En estos graves momentos, debería entenderse por la expresión “frente ciudadano”, una invitación a revisar los anteriores intentos frentistas y de interrogar al peronismo por sus vetas de esa índole, pasadas o presentes, en especial las que lo aproximaron a las sensibilidades de izquierda, locales y mundiales. Implica esto abrir un cofre de la historia, donde hallamos ese nombre y otros. Y también letras del alfabeto que según el caso son deshonradas o reverenciadas. Abrirlo con una llave “ciudadana” (el aire de la libertad) que al parecer tendrían un componente inexpresivo, meramente incoloro. Porque sabemos que el ideal ciudadano lleva en su condición una ausencia notoria de lo que hay de energía social, nacional, clasista, laboral o proletaria, como hubiéramos dicho antes según el idioma que habláramos.
Pero ahora no es así, pues su fuerza es tácita y memorística.
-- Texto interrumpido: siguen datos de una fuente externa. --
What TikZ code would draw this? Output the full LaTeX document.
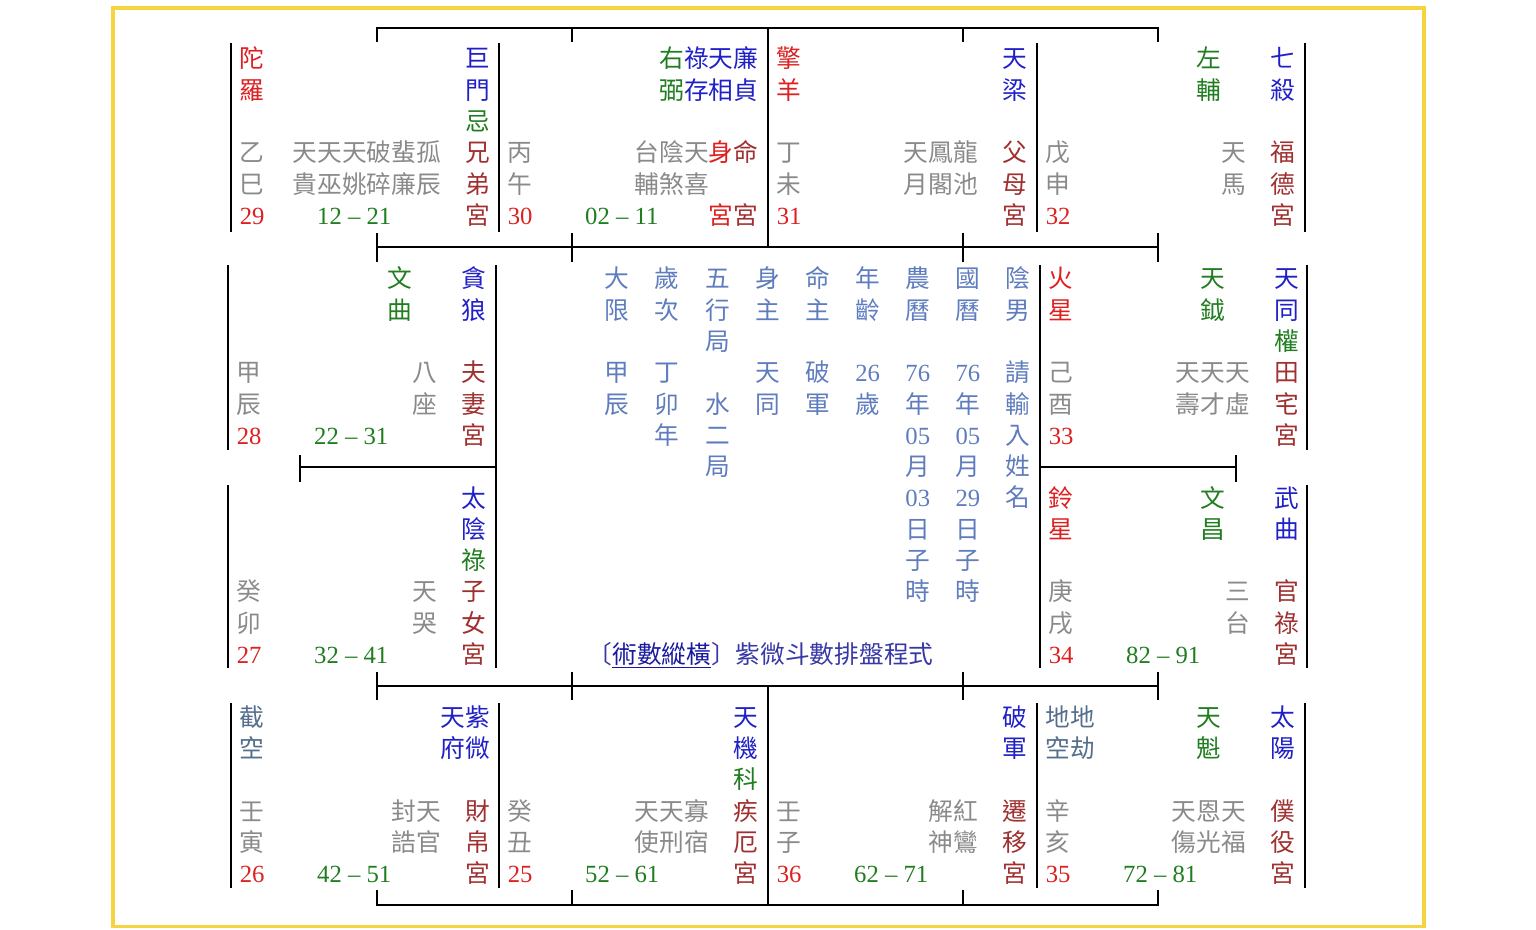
\documentclass[tikz,border=0pt]{standalone}
\usepackage{fontspec}
\setmainfont{Liberation Serif}
\newfontfamily\cjk{Noto Sans CJK TC}
\usepackage{tikz}

\definecolor{hong}{RGB}{221,32,32}
\definecolor{zong}{RGB}{160,48,48}
\definecolor{lan}{RGB}{32,32,200}
\definecolor{lv}{RGB}{32,125,32}
\definecolor{hui}{RGB}{138,138,138}
\definecolor{qing}{RGB}{85,110,140}
\definecolor{zhong}{RGB}{95,125,190}
\definecolor{biao}{RGB}{55,55,165}
\definecolor{lianjie}{RGB}{25,25,160}
\definecolor{huang}{RGB}{245,212,64}

% one cell of the middle table
\newcommand\gz[1]{\makebox[50.1pt]{#1}}
\newcommand\sz[1]{{\rmfamily #1}}

\begin{document}
\begin{tikzpicture}[x=1pt,y=1pt,
	wen/.style={font=\cjk\fontsize{24.7}{31}\selectfont,text height=21.7pt,text depth=3pt},
	shu/.style={font=\rmfamily\fontsize{24.7}{31}\selectfont,text height=21.7pt,text depth=3pt,anchor=west},
	zl/.style={wen,anchor=west},
	zr/.style={wen,anchor=east},
	xian/.style={line width=2.5pt}]
	\tikzstyle{every node}+=[inner sep=0pt]
	\useasboundingbox (0,0) rectangle (1536,-929);
	\draw [huang,line width=3.5pt] (113,-8) rectangle (1424,-926.5);
	% grid
	\draw [xian] (377,-42) -- (377,-28) -- (1158,-28) -- (1158,-42);
	\draw [xian] (572,-28) -- (572,-42);
	\draw [xian] (963,-28) -- (963,-42);
	\draw [xian] (768,-28) -- (768,-247);
	\draw [xian] (231,-43) -- (231,-232);
	\draw [xian] (499,-43) -- (499,-232);
	\draw [xian] (1037,-43) -- (1037,-232);
	\draw [xian] (1305,-43) -- (1305,-232);
	\draw [xian] (377,-247) -- (1158,-247);
	\draw [xian] (377,-233) -- (377,-262);
	\draw [xian] (572,-233) -- (572,-262);
	\draw [xian] (963,-233) -- (963,-262);
	\draw [xian] (1158,-233) -- (1158,-262);
	\draw [xian] (228,-265) -- (228,-450);
	\draw [xian] (228,-485) -- (228,-668);
	\draw [xian] (496,-265) -- (496,-668);
	\draw [xian] (300,-467) -- (496,-467);
	\draw [xian] (300,-455) -- (300,-482);
	\draw [xian] (1040,-265) -- (1040,-668);
	\draw [xian] (1307,-265) -- (1307,-450);
	\draw [xian] (1307,-485) -- (1307,-668);
	\draw [xian] (1040,-467) -- (1236,-467);
	\draw [xian] (1236,-455) -- (1236,-482);
	\draw [xian] (377,-686) -- (1158,-686);
	\draw [xian] (377,-672) -- (377,-700);
	\draw [xian] (572,-672) -- (572,-700);
	\draw [xian] (963,-672) -- (963,-700);
	\draw [xian] (1158,-672) -- (1158,-700);
	\draw [xian] (768,-686) -- (768,-905);
	\draw [xian] (231,-703) -- (231,-888);
	\draw [xian] (499,-703) -- (499,-888);
	\draw [xian] (1037,-703) -- (1037,-888);
	\draw [xian] (1305,-703) -- (1305,-888);
	\draw [xian] (377,-890) -- (377,-905) -- (1158,-905) -- (1158,-890);
	\draw [xian] (572,-890) -- (572,-905);
	\draw [xian] (963,-890) -- (963,-905);
	% si
	\node [zl,hong] (si-l1) at (239.6,-58.5) {陀};
	\node [zl,hong] (si-l2) at (239.6,-89.8) {羅};
	\node [zl,hui] (si-l4) at (239.6,-152.4) {乙};
	\node [zl,hui] (si-l5) at (239.6,-183.7) {巳};
	\node [shu,hong] (si-l6) at (239.6,-215) {29};
	\node [shu,lv] (si-d) at (317,-215) {12 – 21};
	\node [zr,lan] (si-r1) at (490.4,-58.5) {巨};
	\node [zr,lan] (si-r2) at (490.4,-89.8) {門};
	\node [zr,lv] (si-r3) at (490.4,-121.1) {忌};
	\node [zr,hui] (si-r4) at (490.4,-152.4) {天天天破蜚孤　\textcolor{zong}{兄}};
	\node [zr,hui] (si-r5) at (490.4,-183.7) {貴巫姚碎廉辰　\textcolor{zong}{弟}};
	\node [zr,zong] (si-r6) at (490.4,-215) {宮};
	% wu
	\node [zl,hui] (wu-l4) at (507.6,-152.4) {丙};
	\node [zl,hui] (wu-l5) at (507.6,-183.7) {午};
	\node [shu,hong] (wu-l6) at (507.6,-215) {30};
	\node [shu,lv] (wu-d) at (585,-215) {02 – 11};
	\node [zr,lan] (wu-r1) at (758.4,-58.5) {\textcolor{lv}{右}祿天廉};
	\node [zr,lan] (wu-r2) at (758.4,-89.8) {\textcolor{lv}{弼}存相貞};
	\node [zr,hui] (wu-r4) at (758.4,-152.4) {台陰天\textcolor{hong}{身}\textcolor{zong}{命}};
	\node [zr,hui] (wu-r5) at (758.4,-183.7) {輔煞喜　　};
	\node [zr,zong] (wu-r6) at (758.4,-215) {\textcolor{hong}{宮}宮};
	% wei
	\node [zl,hong] (wei-l1) at (776.6,-58.5) {擎};
	\node [zl,hong] (wei-l2) at (776.6,-89.8) {羊};
	\node [zl,hui] (wei-l4) at (776.6,-152.4) {丁};
	\node [zl,hui] (wei-l5) at (776.6,-183.7) {未};
	\node [shu,hong] (wei-l6) at (776.6,-215) {31};
	\node [zr,lan] (wei-r1) at (1027.4,-58.5) {天};
	\node [zr,lan] (wei-r2) at (1027.4,-89.8) {梁};
	\node [zr,hui] (wei-r4) at (1027.4,-152.4) {天鳳龍　\textcolor{zong}{父}};
	\node [zr,hui] (wei-r5) at (1027.4,-183.7) {月閣池　\textcolor{zong}{母}};
	\node [zr,zong] (wei-r6) at (1027.4,-215) {宮};
	% shen
	\node [zl,hui] (shen-l4) at (1045.6,-152.4) {戊};
	\node [zl,hui] (shen-l5) at (1045.6,-183.7) {申};
	\node [shu,hong] (shen-l6) at (1045.6,-215) {32};
	\node [zr,lan] (shen-r1) at (1295.4,-58.5) {\textcolor{lv}{左}　　七};
	\node [zr,lan] (shen-r2) at (1295.4,-89.8) {\textcolor{lv}{輔}　　殺};
	\node [zr,hui] (shen-r4) at (1295.4,-152.4) {天　\textcolor{zong}{福}};
	\node [zr,hui] (shen-r5) at (1295.4,-183.7) {馬　\textcolor{zong}{德}};
	\node [zr,zong] (shen-r6) at (1295.4,-215) {宮};
	% chen
	\node [zl,hui] (chen-l4) at (236.6,-372.4) {甲};
	\node [zl,hui] (chen-l5) at (236.6,-403.7) {辰};
	\node [shu,hong] (chen-l6) at (236.6,-435) {28};
	\node [shu,lv] (chen-d) at (314,-435) {22 – 31};
	\node [zr,lan] (chen-r1) at (486.4,-278.5) {\textcolor{lv}{文}　　貪};
	\node [zr,lan] (chen-r2) at (486.4,-309.8) {\textcolor{lv}{曲}　　狼};
	\node [zr,hui] (chen-r4) at (486.4,-372.4) {八　\textcolor{zong}{夫}};
	\node [zr,hui] (chen-r5) at (486.4,-403.7) {座　\textcolor{zong}{妻}};
	\node [zr,zong] (chen-r6) at (486.4,-435) {宮};
	% mao
	\node [zl,hui] (mao-l4) at (236.6,-591.6) {癸};
	\node [zl,hui] (mao-l5) at (236.6,-622.9) {卯};
	\node [shu,hong] (mao-l6) at (236.6,-654.2) {27};
	\node [shu,lv] (mao-d) at (314,-654.2) {32 – 41};
	\node [zr,lan] (mao-r1) at (486.4,-497.7) {太};
	\node [zr,lan] (mao-r2) at (486.4,-529) {陰};
	\node [zr,lv] (mao-r3) at (486.4,-560.3) {祿};
	\node [zr,hui] (mao-r4) at (486.4,-591.6) {天　\textcolor{zong}{子}};
	\node [zr,hui] (mao-r5) at (486.4,-622.9) {哭　\textcolor{zong}{女}};
	\node [zr,zong] (mao-r6) at (486.4,-654.2) {宮};
	% yu
	\node [zl,hong] (yu-l1) at (1048.6,-278.5) {火};
	\node [zl,hong] (yu-l2) at (1048.6,-309.8) {星};
	\node [zl,hui] (yu-l4) at (1048.6,-372.4) {己};
	\node [zl,hui] (yu-l5) at (1048.6,-403.7) {酉};
	\node [shu,hong] (yu-l6) at (1048.6,-435) {33};
	\node [zr,lan] (yu-r1) at (1299.4,-278.5) {\textcolor{lv}{天}　　天};
	\node [zr,lan] (yu-r2) at (1299.4,-309.8) {\textcolor{lv}{鉞}　　同};
	\node [zr,lv] (yu-r3) at (1299.4,-341.1) {權};
	\node [zr,hui] (yu-r4) at (1299.4,-372.4) {天天天　\textcolor{zong}{田}};
	\node [zr,hui] (yu-r5) at (1299.4,-403.7) {壽才虛　\textcolor{zong}{宅}};
	\node [zr,zong] (yu-r6) at (1299.4,-435) {宮};
	% xu
	\node [zl,hong] (xu-l1) at (1048.6,-497.7) {鈴};
	\node [zl,hong] (xu-l2) at (1048.6,-529) {星};
	\node [zl,hui] (xu-l4) at (1048.6,-591.6) {庚};
	\node [zl,hui] (xu-l5) at (1048.6,-622.9) {戌};
	\node [shu,hong] (xu-l6) at (1048.6,-654.2) {34};
	\node [shu,lv] (xu-d) at (1126,-654.2) {82 – 91};
	\node [zr,lan] (xu-r1) at (1299.4,-497.7) {\textcolor{lv}{文}　　武};
	\node [zr,lan] (xu-r2) at (1299.4,-529) {\textcolor{lv}{昌}　　曲};
	\node [zr,hui] (xu-r4) at (1299.4,-591.6) {三　\textcolor{zong}{官}};
	\node [zr,hui] (xu-r5) at (1299.4,-622.9) {台　\textcolor{zong}{祿}};
	\node [zr,zong] (xu-r6) at (1299.4,-654.2) {宮};
	% yin
	\node [zl,qing] (yin-l1) at (239.6,-716.9) {截};
	\node [zl,qing] (yin-l2) at (239.6,-748.2) {空};
	\node [zl,hui] (yin-l4) at (239.6,-810.8) {壬};
	\node [zl,hui] (yin-l5) at (239.6,-842.1) {寅};
	\node [shu,hong] (yin-l6) at (239.6,-873.4) {26};
	\node [shu,lv] (yin-d) at (317,-873.4) {42 – 51};
	\node [zr,lan] (yin-r1) at (490.4,-716.9) {天紫};
	\node [zr,lan] (yin-r2) at (490.4,-748.2) {府微};
	\node [zr,hui] (yin-r4) at (490.4,-810.8) {封天　\textcolor{zong}{財}};
	\node [zr,hui] (yin-r5) at (490.4,-842.1) {誥官　\textcolor{zong}{帛}};
	\node [zr,zong] (yin-r6) at (490.4,-873.4) {宮};
	% chou
	\node [zl,hui] (chou-l4) at (507.6,-810.8) {癸};
	\node [zl,hui] (chou-l5) at (507.6,-842.1) {丑};
	\node [shu,hong] (chou-l6) at (507.6,-873.4) {25};
	\node [shu,lv] (chou-d) at (585,-873.4) {52 – 61};
	\node [zr,lan] (chou-r1) at (758.4,-716.9) {天};
	\node [zr,lan] (chou-r2) at (758.4,-748.2) {機};
	\node [zr,lv] (chou-r3) at (758.4,-779.5) {科};
	\node [zr,hui] (chou-r4) at (758.4,-810.8) {天天寡　\textcolor{zong}{疾}};
	\node [zr,hui] (chou-r5) at (758.4,-842.1) {使刑宿　\textcolor{zong}{厄}};
	\node [zr,zong] (chou-r6) at (758.4,-873.4) {宮};
	% zi
	\node [zl,hui] (zi-l4) at (776.6,-810.8) {壬};
	\node [zl,hui] (zi-l5) at (776.6,-842.1) {子};
	\node [shu,hong] (zi-l6) at (776.6,-873.4) {36};
	\node [shu,lv] (zi-d) at (854,-873.4) {62 – 71};
	\node [zr,lan] (zi-r1) at (1027.4,-716.9) {破};
	\node [zr,lan] (zi-r2) at (1027.4,-748.2) {軍};
	\node [zr,hui] (zi-r4) at (1027.4,-810.8) {解紅　\textcolor{zong}{遷}};
	\node [zr,hui] (zi-r5) at (1027.4,-842.1) {神鸞　\textcolor{zong}{移}};
	\node [zr,zong] (zi-r6) at (1027.4,-873.4) {宮};
	% hai
	\node [zl,qing] (hai-l1) at (1045.6,-716.9) {地地};
	\node [zl,qing] (hai-l2) at (1045.6,-748.2) {空劫};
	\node [zl,hui] (hai-l4) at (1045.6,-810.8) {辛};
	\node [zl,hui] (hai-l5) at (1045.6,-842.1) {亥};
	\node [shu,hong] (hai-l6) at (1045.6,-873.4) {35};
	\node [shu,lv] (hai-d) at (1123,-873.4) {72 – 81};
	\node [zr,lan] (hai-r1) at (1295.4,-716.9) {\textcolor{lv}{天}　　太};
	\node [zr,lan] (hai-r2) at (1295.4,-748.2) {\textcolor{lv}{魁}　　陽};
	\node [zr,hui] (hai-r4) at (1295.4,-810.8) {天恩天　\textcolor{zong}{僕}};
	\node [zr,hui] (hai-r5) at (1295.4,-842.1) {傷光福　\textcolor{zong}{役}};
	\node [zr,zong] (hai-r6) at (1295.4,-873.4) {宮};
	% middle
	\node [zl,zhong] (zx1) at (591.95,-278.5) {\gz{大}\gz{歲}\gz{五}\gz{身}\gz{命}\gz{年}\gz{農}\gz{國}\gz{陰}};
	\node [zl,zhong] (zx2) at (591.95,-309.8) {\gz{限}\gz{次}\gz{行}\gz{主}\gz{主}\gz{齡}\gz{曆}\gz{曆}\gz{男}};
	\node [zl,zhong] (zx3) at (591.95,-341.1) {\gz{}\gz{}\gz{局}};
	\node [zl,zhong] (zx4) at (591.95,-372.4) {\gz{甲}\gz{丁}\gz{}\gz{天}\gz{破}\gz{\sz{26}}\gz{\sz{76}}\gz{\sz{76}}\gz{請}};
	\node [zl,zhong] (zx5) at (591.95,-403.7) {\gz{辰}\gz{卯}\gz{水}\gz{同}\gz{軍}\gz{歲}\gz{年}\gz{年}\gz{輸}};
	\node [zl,zhong] (zx6) at (591.95,-435) {\gz{}\gz{年}\gz{二}\gz{}\gz{}\gz{}\gz{\sz{05}}\gz{\sz{05}}\gz{入}};
	\node [zl,zhong] (zx7) at (591.95,-466.3) {\gz{}\gz{}\gz{局}\gz{}\gz{}\gz{}\gz{月}\gz{月}\gz{姓}};
	\node [zl,zhong] (zx8) at (892.55,-497.6) {\gz{\sz{03}}\gz{\sz{29}}\gz{名}};
	\node [zl,zhong] (zx9) at (892.55,-528.9) {\gz{日}\gz{日}};
	\node [zl,zhong] (zx10) at (892.55,-560.2) {\gz{子}\gz{子}};
	\node [zl,zhong] (zx11) at (892.55,-591.5) {\gz{時}\gz{時}};
	\node [wen,biao] (biaoti) at (760.5,-654.2) {〔\textcolor{lianjie}{\underline{術數縱橫}}〕紫微斗數排盤程式};
\end{tikzpicture}
\end{document}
Solo obliga a la disponibilidad, es decir, a ser exonerados mutuamente de prejuicios y procurar nuevos entornos de revinculación. El Frente Ciudadano, precisamente por su carácter urgente –de serena intranquilidad política–, es nuevamente una gran fuerza implícita que recorre a todas las demás, es un acto de averiguación e interpelación, cuyo único centro politizante, es la específica memoria de haberse lanzado esa idea en Plaza Pública. No la tradicional Plaza a la que siempre concurrimos, sino en esa extraña localización topográfica que componen la Estación Retiro, la Casa de la Moneda, la Iglesia Stella Maris, el edificio de la Marina y los Tribunales que ocupan la gris construcción de la antigua Vialidad Nacional. Esta zona desteñida, amarga y oscura del urbanismo argentino, hecha de retazos y sobras, contiene sin embargo, muchas de las incógnitas del pasado nacional, sus instituciones económicas, viales, portuarias, jurídicas, religiosas, militares y financieras. Fue oportuno decir allí ciertas palabras. No ignoro que el frente ciudadano tiene como reverso de su moneda la cara del frente patriótico. Así se lo enunció, con esa difícil reversibilidad. Pues bien, el enunciado fue frentista, esto quiere decir que en la dimensión ciudadana, está disponible su dorso patriótico. Al decírselo de esa doble manera, no se abandona la libertad de opción, la poderosa libertad de escoger los nombres en la variedad que los caracteriza, con lo que la expresión frentista se torna un horizonte nuevo del pensar y actuar en común.